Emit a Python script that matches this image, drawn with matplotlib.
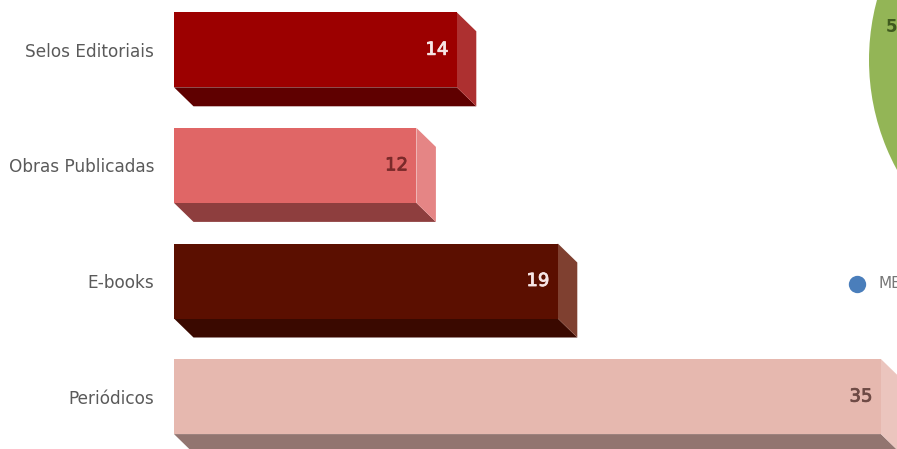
import matplotlib
matplotlib.use("Agg")
import matplotlib.pyplot as plt
import matplotlib.patheffects as pe
from matplotlib.patches import Polygon

categories = ["Selos Editoriais", "Obras Publicadas", "E-books", "Periódicos"]
values = [14, 12, 19, 35]
front_colors = ["#9C0000", "#E06666", "#5B0F00", "#E6B8AF"]
bottom_colors = ["#5F0000", "#8E3E3E", "#3A0900", "#927570"]
side_colors = ["#AD3030", "#E58585", "#7F4030", "#EBC5BE"]
label_colors = ["#F7E6E6", "#7A2A2A", "#F7E6E6", "#6E4A45"]
pie_values = [100]
pie_colors = ["#93B556"]
pie_label = "5"
legend_label = "ME"
legend_color = "#4A7EBB"

W, H = 897, 449
plt.rcParams["font.family"] = ["DejaVu Sans"]
fig = plt.figure(figsize=(W / 100, H / 100), dpi=100, facecolor="white")

# Bars axes: x in value units, y in category positions
PX_PER_UNIT = 20.2
PX_PER_CAT = 115.6
Y0 = 49.8
ax = fig.add_axes([0, 0, 1, 1])
ax.set_xlim(-174 / PX_PER_UNIT, (W - 174) / PX_PER_UNIT)
ax.set_ylim((H - Y0) / PX_PER_CAT, -Y0 / PX_PER_CAT)
ax.axis("off")

bar_h = 75 / PX_PER_CAT
dx = 19.5 / PX_PER_UNIT
dy = 19 / PX_PER_CAT

for i, (cat, v) in enumerate(zip(categories, values)):
    top, bot = i - bar_h / 2, i + bar_h / 2
    ax.add_patch(Polygon([(0, bot), (v, bot), (v + dx, bot + dy), (dx, bot + dy)],
                         closed=True, fc=bottom_colors[i], ec="none"))
    ax.add_patch(Polygon([(v, top), (v + dx, top + dy), (v + dx, bot + dy), (v, bot)],
                         closed=True, fc=side_colors[i], ec="none"))
    ax.barh(i, v, height=bar_h, color=front_colors[i], linewidth=0)
    t = ax.text(v - 8.5 / PX_PER_UNIT, i, str(v), ha="right", va="center",
                fontsize=13, color=label_colors[i])
    t.set_path_effects([pe.withStroke(linewidth=0.6, foreground=label_colors[i])])
    ax.text(-20 / PX_PER_UNIT, i + 2 / PX_PER_CAT, cat, ha="right", va="center",
            fontsize=12.2, color="#5A5A5A")

# Overlay in pixel coordinates for the pie and legend cut by the right edge
ov = fig.add_axes([0, 0, 1, 1], facecolor="none")
ov.pie(pie_values, colors=pie_colors, center=(1099, 60), radius=230, frame=True)
ov.set_aspect("auto")
ov.set_xlim(0, W)
ov.set_ylim(H, 0)
ov.axis("off")
ov.text(886, 27, pie_label, ha="left", va="center", fontsize=12,
        fontweight="bold", color="#3F5A1E")
ov.plot([857], [284], "o", ms=12.5, color=legend_color, mew=0)
ov.text(878, 284, legend_label, ha="left", va="center", fontsize=11, color="#777777")

fig.savefig("out.png", dpi=100)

****************

■ TASK PROMPT ■
From the top of the listing above, repeat each line exactly until you reach the line containing "dy = 19 / PX_PER_CAT", and repeat that one too. Leave the pictures out.

■ ANSWER TO THIS TASK ■
Emit a Python script that matches this image, drawn with matplotlib.
import matplotlib
matplotlib.use("Agg")
import matplotlib.pyplot as plt
import matplotlib.patheffects as pe
from matplotlib.patches import Polygon

categories = ["Selos Editoriais", "Obras Publicadas", "E-books", "Periódicos"]
values = [14, 12, 19, 35]
front_colors = ["#9C0000", "#E06666", "#5B0F00", "#E6B8AF"]
bottom_colors = ["#5F0000", "#8E3E3E", "#3A0900", "#927570"]
side_colors = ["#AD3030", "#E58585", "#7F4030", "#EBC5BE"]
label_colors = ["#F7E6E6", "#7A2A2A", "#F7E6E6", "#6E4A45"]
pie_values = [100]
pie_colors = ["#93B556"]
pie_label = "5"
legend_label = "ME"
legend_color = "#4A7EBB"

W, H = 897, 449
plt.rcParams["font.family"] = ["DejaVu Sans"]
fig = plt.figure(figsize=(W / 100, H / 100), dpi=100, facecolor="white")

# Bars axes: x in value units, y in category positions
PX_PER_UNIT = 20.2
PX_PER_CAT = 115.6
Y0 = 49.8
ax = fig.add_axes([0, 0, 1, 1])
ax.set_xlim(-174 / PX_PER_UNIT, (W - 174) / PX_PER_UNIT)
ax.set_ylim((H - Y0) / PX_PER_CAT, -Y0 / PX_PER_CAT)
ax.axis("off")

bar_h = 75 / PX_PER_CAT
dx = 19.5 / PX_PER_UNIT
dy = 19 / PX_PER_CAT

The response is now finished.